During the parade, tradition is to shower the onlookers with beads and trinkets (usually left over from Mardi Gras a few weeks earlier) but most coveted were heads of cabbage – leafy green projectiles purchased at the French Market earlier that morning. To round out the ammunition we had potatoes and onions. Other vehicles reportedly carried carrots in their arsenal, but I don’t remember having those, possibly because they looked too much like missiles.
During my first ride I quickly learned that appeasing a crowd from inside a convertible is different from standing several feet up on a float. Especially as the parade moved through the crowd crush along Magazine Street, some spectators found it easier to appease themselves just by reaching in the car and taking what they wanted rather than to rely on my name for its benevolence.

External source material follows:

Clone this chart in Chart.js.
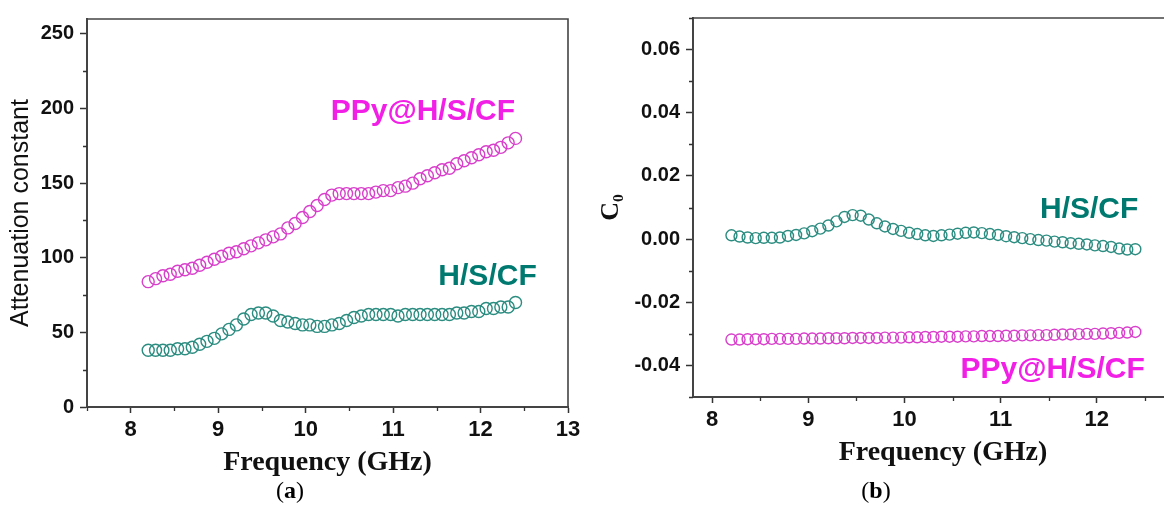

Most others were far more passive, but it was hard to overlook that mournful stare from a woman who held a pot with the open side facing me. My making a successful throw was apparently all she needed for preparing dinner. (Then, I noticed the stash of already collected cabbages in a pot behind her.)
Meanwhile, my friend, the politician, had more to gain by shaking hands and introducing himself. I, on the other hand, was not someone that anyone needed to know.
I spent more time guarding the cabbage.Then I had a break. I noticed a man standing above the crowd on the overhang of a nearby shop. Instinctively, I reached for the potato bag.
We made eye contact. And then I was overcome by the male primal urge to fling the potato at him like an outfielder making the throw toward home plate. Miraculously, we connected. The imagination’s inner voice was that of a cheering crowd accompanied by an excited radio announcer gushing about the throw.
From then my objective changed. Anyone who wanted cabbages could take what they wanted. I was more interested in the spectators on overhangs and balconies. Not every throw hit the spot but my left throwing arm was getting a long overdue workout.
Last week, the various St. Patrick's parade organizers announced that potatoes, onions and any other hard vegetables were not allowed to be thrown anymore. Cabbages were still OK, but they had to be gently tossed underhanded. Apparently, other males had felt their primal urge, too, and played hard ball with the vegetables, resulting in lawsuits against the parade groups. I have not ridden in the parade lately, but I am disappointed.
No longer will I have a chance to prefect my curve ball Irish potato.